Building a Native Installer

The JavaFX Maven plugin allows you to build "native installers" for your JavaFX application. This gives your users a way to install and run your application without any external dependencies on a system JRE, as everything the application needs to run is bundled into the installer.

To build a native installer run:

mvn clean jfx:native

The resulting native installation file will be built to 'target/jfx/native/bundles'.

You do not need to sign your application or request 'allPermissions' when building native installers. This is only needed for web deployment (applet or webstart).

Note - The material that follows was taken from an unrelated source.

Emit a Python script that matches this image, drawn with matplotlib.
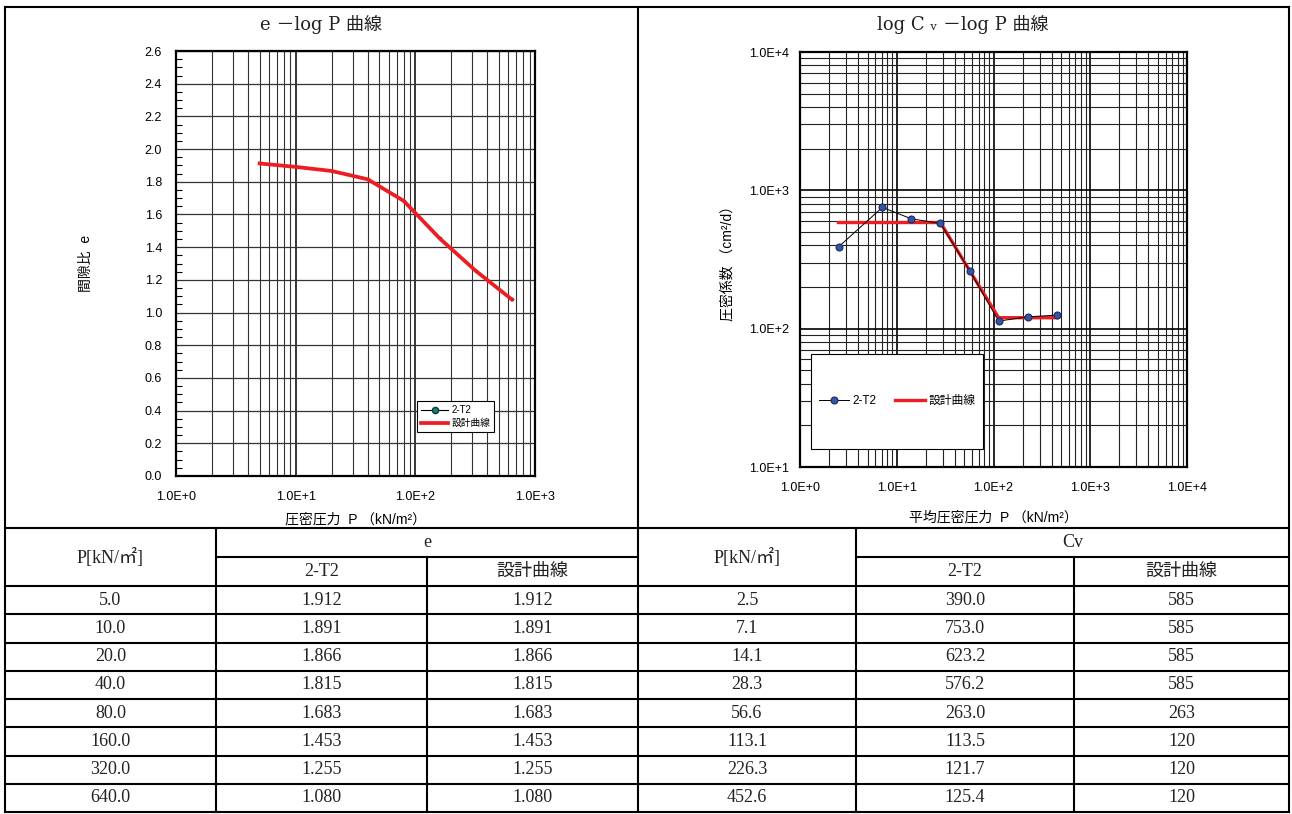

You can customise the icon used for your installed application simply by placing it on the path under

  • Windows: src/main/deploy/package/windows/[project-final-name].ico
  • Mac: src/main/deploy/package/macosx/[project-final-name].icns

For a full list of configuration options, see the javafx:native goal documentation.

Background information

The JavaFX Maven plugin uses the official Oracle JavaFX packaging tools to build native bundles and so the limitations of these tools also apply to the plugin. For a detailed view of what the packaging tools can (and cannot) do, see the Oracle guide on building native installers.

The type of installer that gets built depends on the operating system you are building on. You can only build MSI installers, for example, on Windows. On Mac you will get a DMG file and on Linux an RPM.

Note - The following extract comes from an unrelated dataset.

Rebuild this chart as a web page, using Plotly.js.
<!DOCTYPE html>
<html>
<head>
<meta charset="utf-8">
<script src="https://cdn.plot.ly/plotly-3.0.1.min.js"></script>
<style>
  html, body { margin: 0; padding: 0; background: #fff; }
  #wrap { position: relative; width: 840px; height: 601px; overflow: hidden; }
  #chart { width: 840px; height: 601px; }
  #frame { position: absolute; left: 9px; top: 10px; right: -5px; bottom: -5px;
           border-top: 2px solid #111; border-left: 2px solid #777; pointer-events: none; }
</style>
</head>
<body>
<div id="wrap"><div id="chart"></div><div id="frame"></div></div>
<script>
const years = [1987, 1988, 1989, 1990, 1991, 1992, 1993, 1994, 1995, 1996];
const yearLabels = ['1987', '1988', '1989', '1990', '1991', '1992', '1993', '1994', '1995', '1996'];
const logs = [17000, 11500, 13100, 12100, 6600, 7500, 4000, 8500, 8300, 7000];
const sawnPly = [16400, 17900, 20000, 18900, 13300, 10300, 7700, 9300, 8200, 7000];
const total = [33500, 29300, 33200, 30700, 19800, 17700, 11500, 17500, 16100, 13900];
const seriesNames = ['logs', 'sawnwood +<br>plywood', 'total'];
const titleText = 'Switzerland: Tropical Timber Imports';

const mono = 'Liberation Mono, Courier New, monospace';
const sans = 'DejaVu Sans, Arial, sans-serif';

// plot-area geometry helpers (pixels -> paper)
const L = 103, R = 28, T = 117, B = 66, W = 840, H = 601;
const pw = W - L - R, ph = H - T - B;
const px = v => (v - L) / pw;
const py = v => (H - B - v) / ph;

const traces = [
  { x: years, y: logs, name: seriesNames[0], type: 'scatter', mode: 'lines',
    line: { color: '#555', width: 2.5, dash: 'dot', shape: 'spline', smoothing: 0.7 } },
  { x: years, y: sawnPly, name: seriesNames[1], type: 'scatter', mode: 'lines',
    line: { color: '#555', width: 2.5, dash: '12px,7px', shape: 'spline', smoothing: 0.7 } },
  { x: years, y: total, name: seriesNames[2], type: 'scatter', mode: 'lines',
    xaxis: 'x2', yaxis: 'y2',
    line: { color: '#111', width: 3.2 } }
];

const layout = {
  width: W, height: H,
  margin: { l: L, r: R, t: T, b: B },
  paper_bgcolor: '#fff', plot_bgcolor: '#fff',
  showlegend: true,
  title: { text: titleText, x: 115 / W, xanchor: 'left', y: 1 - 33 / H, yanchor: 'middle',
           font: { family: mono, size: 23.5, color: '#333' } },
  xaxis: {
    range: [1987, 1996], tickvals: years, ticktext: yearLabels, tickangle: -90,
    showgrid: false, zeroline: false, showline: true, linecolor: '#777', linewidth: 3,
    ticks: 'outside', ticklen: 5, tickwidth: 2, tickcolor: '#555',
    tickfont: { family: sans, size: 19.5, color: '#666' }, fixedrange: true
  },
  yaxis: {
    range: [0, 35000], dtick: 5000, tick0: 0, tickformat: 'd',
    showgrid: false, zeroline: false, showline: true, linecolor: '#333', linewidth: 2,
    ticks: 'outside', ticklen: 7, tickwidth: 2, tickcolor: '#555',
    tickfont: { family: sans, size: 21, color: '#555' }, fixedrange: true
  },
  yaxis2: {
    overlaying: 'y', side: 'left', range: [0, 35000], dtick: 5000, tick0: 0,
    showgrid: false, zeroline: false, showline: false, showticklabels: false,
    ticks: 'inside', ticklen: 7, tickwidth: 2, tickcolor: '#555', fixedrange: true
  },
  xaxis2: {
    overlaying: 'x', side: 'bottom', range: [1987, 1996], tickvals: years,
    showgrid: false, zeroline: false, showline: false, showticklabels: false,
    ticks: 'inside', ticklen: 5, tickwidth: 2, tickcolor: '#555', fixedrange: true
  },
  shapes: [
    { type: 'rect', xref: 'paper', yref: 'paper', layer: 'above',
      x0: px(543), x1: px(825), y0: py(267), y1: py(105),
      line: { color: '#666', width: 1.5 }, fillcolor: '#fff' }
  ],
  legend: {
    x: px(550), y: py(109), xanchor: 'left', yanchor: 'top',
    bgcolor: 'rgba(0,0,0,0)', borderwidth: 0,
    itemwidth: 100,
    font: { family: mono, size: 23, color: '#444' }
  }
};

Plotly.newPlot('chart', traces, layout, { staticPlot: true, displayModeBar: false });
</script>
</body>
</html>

On Windows you also need to install additional tools - either WIX or http://www.jrsoftware.org/isdl.php. These are used by the JavaFX packaging tools under the covers and must be manually installed.

Want more features?

The JFX packaging tools support for native installers is quite basic at this stage. Even so this option is the strongest of the available deployment options and is the one I would recommend for any serious deployment.

A number of features are needed to make it a hands-down winner however. These are on the radar of the JFX team, however packaging is one of the lowest prioritised areas in JavaFX. If you would like to see more of these features supported, lobby the JavaFX development team on the OpenJFX mailing list.

Some of the features that are clearly needed include:

  • Auto-update support: the ability to release new versions of your application and have already deployed versions detect this and automatically download and use the new version.
  • Cross-platform builds: the ability to build for multiple platforms on the same platform. e.g. build Mac DMG files on Windows, and Windows MSI files on Mac.
  • Compact JREs: cut-down JRE sizes when bundled into a native installer. A large portion of the JRE is not needed (e.g. Swing) and could be cut out massively reducing the size of the native installers for distribution (currently they come out at a minimum 60 meg).
  • App store support: the ability to build distribution bundles for uploading into App Stores, such as the Mac App Store (note that iOS and Android support for JavaFX is being left largely to the community so do not expect mobile App Store support to come from Oracle).
  • More configuration options: the ability to customise more parts of the installation, such as licence files, and custom installation steps.